Re: 100 Continue and Expects

sön 2009-07-19 klockan 10:16 +1200 skrev Adrien de Croy:

> I guess I'm mixing auth with 100-continue and expects.  The reason for 
> this is that a frequent reason why it may be inappropriate to send the 
> full body is because of auth.
> 
> So in my mind they are strongly linked.  In fact apart from redirects, 
> auth is the only case I can think of.

connection-oriented auth is the only when request bodies with
Content-Length is a significant problem, as it can not abort the request
and continue the auth process.

For all other cases it's always possible to abort the request and
continue on another connection. Redirections, auth, errors, whatever.

If chunked encoding is used the request can always be aborted mid-flight
without closing the connection and is not a problem.


> easier said than done.  when people want to use NTLM, try getting them 
> to use something else.
> 
> Obviously digest is the other option.

Digest is surely one option.

Another is having another secure message oriented HTTP auth scheme
deployed. Sure it will take some time, but certainly not impossible.

A suggestion for such auth scheme if someone wan't to work on fixing
HTTP authentication is something session key oriented with pluggable
auth method, allowing for NTLM/Kerberos/plain/whatever when initiating
the session. I.e. in some way similar to Digest MD5-sess but somewhat
decoupled from the actual authentication.. (and also using more secure
hashing).

> OK, that makes sense thanks.  But does that mean the client already gave 
> up waiting?

Yes, as it otherwise is not allowed to send any of the request body.

> > and servers not implementing HTTP for those scripts..
> >   
> OK.  Some server architectures make this difficult for them, I imagine 
> it's pretty wide-spread, and depends on the scripts.

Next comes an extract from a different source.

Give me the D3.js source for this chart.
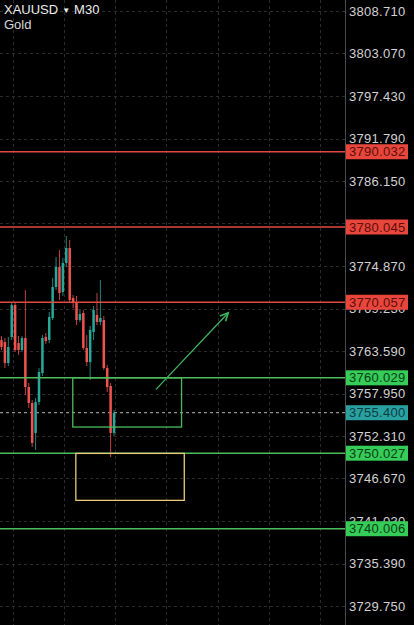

I imagine those are getting more and more rare actually. A server which
runs scripts without parsing the response and framing it as an HTTP
response is easily a target for response-splitting attacks, with it's
associated cache poisoning effects.

> A server needs to parse and fix script output to fix this.

Yes.

And a server using CGI always does as the CGI script output is not HTTP.


> > There is quite many using it today. And many of those isn't prepared to
> > deal with expectation failures.. (learnt the hard way when implementing
> > Expect...)
>    
> that puts the proxy in a difficult position.  Is it allowed to send the 
> 100 continue itself?

Not really no.

> Or are there other expectations now than only 100-continue which these 
> clients rely on?

Haven't seen any.

> I can't really see the point of relying on 100 continue.

Funnily those clients I encountered doesn't... as they also implement
the timeout as well. What they failed on was to retry the request
without the expectation when getting a 417 Expectation Failed
response...

Relying on seeing 100 Continue is quite fine if you know the next hop
and origin is both HTTP/1.1, you can then use a fairly large timeout
only to catch the occasional unexpected forwarding path change which
happens to route the request via a HTTP/1.0 proxy where it did not
before...

Waiting for 100 Continue has benefits in
  - Less bandwidth waste
  - Errors actually reaching the client and not getting lost in a TCP
Reset.
  - Less demanding on servers as well as they don't need to linger so
much on "aborted" requests after sending an error or redirect status.